Leaving the airport, the beaten up car was taken to its limits as the chauffer swerved and weaved in and out of traffic to get into the city. It was bad enough that he was doing it but to compound the excitement, just about every-other driver on that road was doing the exact same thing. Looking ahead, the traffic reminded me of ants scurrying along a dirt path, trying to make it back to their nest. To let people know that we were coming up behind them, our driver honked at them and cut them off, essentially shoving them out of the way. We zoomed by people pushing food carts along the dirt road, donkeys pulling engineless cars behind them, cow herds lying in the middle of the road, monkeys scurrying across the road playing tag and anything else that is imaginable! Looking back into the back seat, just about everyone’s eyes were out of their sockets with an absolute look of horror on their face. As we went around corners we were sacks of potatoes thrown around the back seat, almost switching seats at every corner. Then, out of nowhere, they all hollered and pointed in front of the car.
“Tyler! Sit down!”
I sat down and was shocked to see what was happening. Our driver had gotten it in his head that it would be a great idea to play chicken with what seemed like the largest truck I had ever seemed. He was so desperate to gain a few seconds by passing three or four cars. Passing them in front of an incoming semi-truck was the proper logic.
Time seemed to slow down as my life flashed before my eyes. Looking over at the driver, he had a crazed look of concentration and determination in his wide eyes and seemed as though he was smiling in the face of danger. Punching the gas to the floor, the driver approached 40 mph, 45mph and finally at about 50mph with the charging truck honking and no more than 20 yards ahead of us, he swerved back into our side of the road, nearly leaving us as roadside kill left to be scraped off the road. Time sped up to normal speed and at this point I turned around and joked if anyone wanted to switch me seats. All of them were frozen stiff, still trying to comprehend what just happened. All of them were pale as ghosts with a death grip to the seat, staring straight ahead. I don’t even think that anyone heard what I had just said.
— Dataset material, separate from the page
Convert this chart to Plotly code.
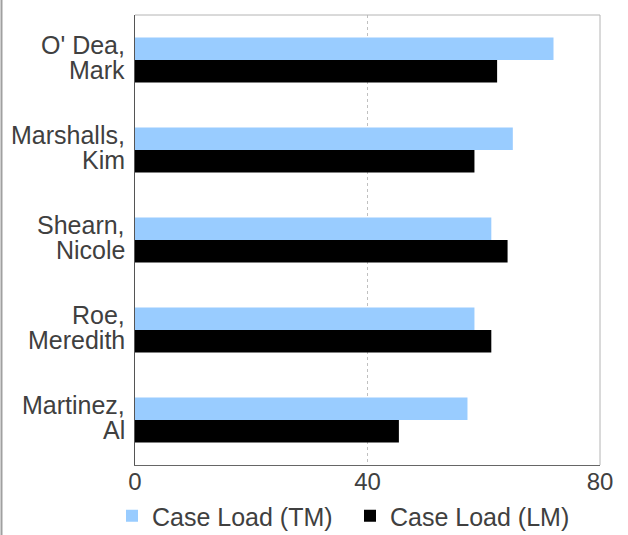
import plotly.graph_objects as go

categories = ["O' Dea,<br>Mark", "Marshalls,<br>Kim", "Shearn,<br>Nicole", "Roe,<br>Meredith", "Martinez,<br>Al"]
tm_values = [72, 65, 61.3, 58.4, 57.2]
lm_values = [62.3, 58.4, 64.1, 61.3, 45.4]
x_ticks = [0, 40, 80]

TXT = "#404040"
fig = go.Figure()
fig.add_trace(go.Bar(y=categories, x=tm_values, orientation="h", name="Case Load (TM)",
                     marker=dict(color="#99ccff", line=dict(width=0)), legend="legend"))
fig.add_trace(go.Bar(y=categories, x=lm_values, orientation="h", name="Case Load (LM)",
                     marker=dict(color="#000000", line=dict(width=0)), legend="legend2"))

# category labels: two lines each, tighter line spacing than tick labels allow
annotations = []
for cat in categories:
    lines = cat.split("<br>")
    shifts = [15, -10]
    for line, sh in zip(lines, shifts):
        annotations.append(dict(xref="paper", yref="y", x=0, y=cat, text=line,
                                xanchor="right", yanchor="middle", xshift=-8, yshift=sh,
                                showarrow=False, font=dict(size=25, color=TXT)))

legend_common = dict(orientation="h", xanchor="left", yref="container",
                     y=1 - 493 / 535, yanchor="top",
                     font=dict(size=25, color=TXT), bgcolor="rgba(0,0,0,0)")

fig.update_layout(
    width=628, height=535,
    margin=dict(l=135, r=28, t=15, b=70, autoexpand=False),
    paper_bgcolor="white", plot_bgcolor="white",
    font=dict(family="Liberation Sans, Arial, sans-serif", size=24, color=TXT),
    barmode="group", bargap=0.5, bargroupgap=0,
    showlegend=True,
    legend=dict(x=(112 - 135) / 465, **legend_common),
    legend2=dict(x=(350 - 135) / 465, **legend_common),
    xaxis=dict(range=[0, 80], tickvals=x_ticks, showgrid=True, gridcolor="#c0c0c0",
               griddash="dot", gridwidth=1, zeroline=False, showline=True,
               linecolor="#666666", linewidth=1, ticks="", tickfont=dict(size=24),
               ticklabelstandoff=-5, automargin=False),
    yaxis=dict(autorange="reversed", showgrid=False, zeroline=False, showline=True,
               linecolor="#555555", linewidth=1, ticks="", showticklabels=False,
               automargin=False),
    annotations=annotations,
    shapes=[
        dict(type="line", xref="paper", yref="paper", x0=0, x1=1, y0=1, y1=1,
             line=dict(color="#b4b4b4", width=1)),
        dict(type="line", xref="paper", yref="paper", x0=1, x1=1, y0=0, y1=1,
             line=dict(color="#b4b4b4", width=1)),
        dict(type="line", xref="paper", yref="paper", x0=(1.5 - 135) / 465, x1=(1.5 - 135) / 465,
             y0=-0.2, y1=1.1, line=dict(color="#a0a0a0", width=2)),
    ],
)

fig.write_html("out.html")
Sitting back down into my seat and facing forward, our roller coaster adventure ended a few minutes later with our driver stopping in the middle of Thamel.
“Here is Thamel!” Our guide exclaimed.
Before getting into the taxi, I knew that something like this was going to happen and was prepared. Still shell shocked from their horrific ride, they slowly came out of it, loosening their grip from the seat and getting out of the car. The driver had pulled into a guesthouse and told us that it was a great place to stay. He got our luggage out of the trunk and set it on the ground. Our initial plan before leaving the airport was to walk around Thamel and try to find a nice place to stay. At this point, they didn’t care where we stayed. It only took about 2 seconds to agree on a room at the hotel that the driver had dropped us off at.
Reaching our room, everybody’s adrenalin had worn off and they collapsed on their beds. Laughing to myself I calmly said, “Remember at the airport when I said that was the last moment of sanity for the next three days? We still have a seven-hour drive to get to the mountains to start our hike! Does anybody want to call shotgun right now?”
They all rolled their eyes at me, thinking that I was crazy. At this point, all they could concentrate on was the back of their eyelids and their pillow. After they were asleep, I went outside to walk around, only to find our driver outside with a nice smile on his face. Approaching me, he shook my hand and proudly said, “My friend, do you need a driver for tomorrow?” With a small smirk on my face I inquired, “Do you have an appointment in a few days? We need a ride to the Himalayas!”